GOAL
Your output is the lines from the first one to the one containing "(j3) at (513,97);", repeated exactly, with images left out.

GIVEN MATERIAL
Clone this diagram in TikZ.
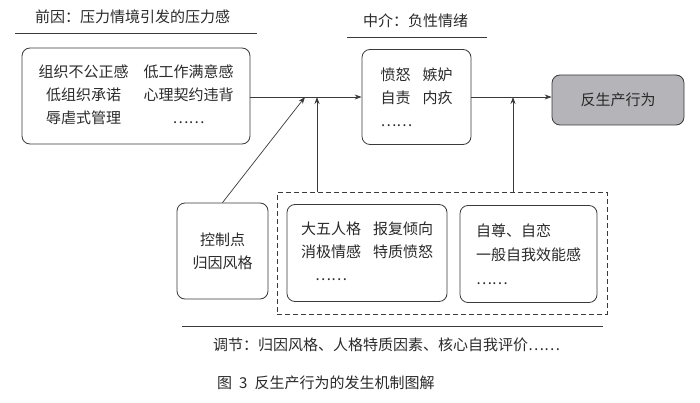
\documentclass[tikz,border=0pt]{standalone}
\usepackage{fontspec}
\newfontfamily\cjk{Noto Sans CJK SC}
\usetikzlibrary{arrows.meta, positioning, fit}
\definecolor{edge}{HTML}{3A3A3A}
\definecolor{ink}{HTML}{2A2A2A}
\definecolor{shade}{HTML}{B4B4B9}
\tikzset{
  n/.style={draw=edge, line width=0.8pt, rounded corners=8pt, align=center, font=\cjk\fontsize{15}{23}\selectfont, text=ink, inner sep=0pt, fill=white},
  nl/.style={n, align=left},
  ng/.style={n, fill=shade},
  grp/.style={draw=edge, line width=0.8pt, dash pattern=on 5pt off 3pt, inner xsep=9.5pt, inner ysep=11.5pt},
  a/.style={-{Stealth[length=7pt, width=5pt]}, draw=edge, line width=0.7pt},
  hd/.style={font=\cjk\fontsize{15}{18}\selectfont, text=ink, inner sep=0pt, anchor=west},
  rule/.style={draw=edge, line width=0.8pt},
}

\begin{document}
\begin{tikzpicture}[x=1pt, y=-1pt]
\fill[white] (0,0) rectangle (700,403);
\useasboundingbox (0,0) rectangle (700,403);

% headings
\node[hd] (ttlpre) at (35,17) {前因：压力情境引发的压力感};
\node[hd] (ttlmed) at (363,21) {中介：负性情绪};
\draw[rule] (15,33) -- (257,33);
\draw[rule] (347,37) -- (487,37);

% main row
\node[n, minimum width=228pt, minimum height=96pt] (stress) at (136,96)
  {\begin{tabular}{@{}c@{\hspace{15pt}}c@{}}
   组织不公正感 & 低工作满意感\\
   低组织承诺 & 心理契约违背\\
   辱虐式管理 & ……
   \end{tabular}};
\node[nl, minimum width=109pt, minimum height=95pt] (emo) at (416.5,97)
  {愤怒\hspace{12pt}嫉妒\\自责\hspace{12pt}内疚\\……};
\node[ng, minimum width=132pt, minimum height=50pt] (cwb) at (618,100) {反生产行为};

% moderators
\node[n, minimum width=91pt, minimum height=96pt] (ctrl) at (222.5,251) {控制点\\归因风格};
\node[n, minimum width=160pt, minimum height=97pt] (pers) at (367,253)
  {\begin{tabular}{@{}c@{\hspace{12pt}}c@{}}
   大五人格 & 报复倾向\\
   消极情感 & 特质愤怒\\
   …… &
   \end{tabular}};
\node[nl, minimum width=137pt, minimum height=97pt] (self) at (528.5,254)
  {自尊、自恋\\[1pt]一般自我效能感\\[1pt]……};
\node[grp, fit=(pers)(self)] (mod) {};

\coordinate (j1) at (305,97);
\coordinate (j2) at (317,97);
\coordinate (j3) at (513,97);

\draw[a] (stress.east |- j1) -- (emo.west |- j1);
\draw[a] (emo.east |- j3) -- (cwb.west |- j3);
\draw[a] (ctrl.north) -- (j1);
\draw[a] (mod.north -| j2) -- (j2);
\draw[a] (mod.north -| j3) -- (j3);

% bottom
\draw[rule] (182,326) -- (603,326);
\node[hd] (modttl) at (213,345) {调节：归因风格、人格特质因素、核心自我评价……};
\node[hd] (cap) at (217,383) {图\hspace{7pt}3\hspace{7pt}反生产行为的发生机制图解};
\end{tikzpicture}
\end{document}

THE OUTPUT
Clone this diagram in TikZ.
\documentclass[tikz,border=0pt]{standalone}
\usepackage{fontspec}
\newfontfamily\cjk{Noto Sans CJK SC}
\usetikzlibrary{arrows.meta, positioning, fit}
\definecolor{edge}{HTML}{3A3A3A}
\definecolor{ink}{HTML}{2A2A2A}
\definecolor{shade}{HTML}{B4B4B9}
\tikzset{
  n/.style={draw=edge, line width=0.8pt, rounded corners=8pt, align=center, font=\cjk\fontsize{15}{23}\selectfont, text=ink, inner sep=0pt, fill=white},
  nl/.style={n, align=left},
  ng/.style={n, fill=shade},
  grp/.style={draw=edge, line width=0.8pt, dash pattern=on 5pt off 3pt, inner xsep=9.5pt, inner ysep=11.5pt},
  a/.style={-{Stealth[length=7pt, width=5pt]}, draw=edge, line width=0.7pt},
  hd/.style={font=\cjk\fontsize{15}{18}\selectfont, text=ink, inner sep=0pt, anchor=west},
  rule/.style={draw=edge, line width=0.8pt},
}

\begin{document}
\begin{tikzpicture}[x=1pt, y=-1pt]
\fill[white] (0,0) rectangle (700,403);
\useasboundingbox (0,0) rectangle (700,403);

% headings
\node[hd] (ttlpre) at (35,17) {前因：压力情境引发的压力感};
\node[hd] (ttlmed) at (363,21) {中介：负性情绪};
\draw[rule] (15,33) -- (257,33);
\draw[rule] (347,37) -- (487,37);

% main row
\node[n, minimum width=228pt, minimum height=96pt] (stress) at (136,96)
  {\begin{tabular}{@{}c@{\hspace{15pt}}c@{}}
   组织不公正感 & 低工作满意感\\
   低组织承诺 & 心理契约违背\\
   辱虐式管理 & ……
   \end{tabular}};
\node[nl, minimum width=109pt, minimum height=95pt] (emo) at (416.5,97)
  {愤怒\hspace{12pt}嫉妒\\自责\hspace{12pt}内疚\\……};
\node[ng, minimum width=132pt, minimum height=50pt] (cwb) at (618,100) {反生产行为};

% moderators
\node[n, minimum width=91pt, minimum height=96pt] (ctrl) at (222.5,251) {控制点\\归因风格};
\node[n, minimum width=160pt, minimum height=97pt] (pers) at (367,253)
  {\begin{tabular}{@{}c@{\hspace{12pt}}c@{}}
   大五人格 & 报复倾向\\
   消极情感 & 特质愤怒\\
   …… &
   \end{tabular}};
\node[nl, minimum width=137pt, minimum height=97pt] (self) at (528.5,254)
  {自尊、自恋\\[1pt]一般自我效能感\\[1pt]……};
\node[grp, fit=(pers)(self)] (mod) {};

\coordinate (j1) at (305,97);
\coordinate (j2) at (317,97);
\coordinate (j3) at (513,97);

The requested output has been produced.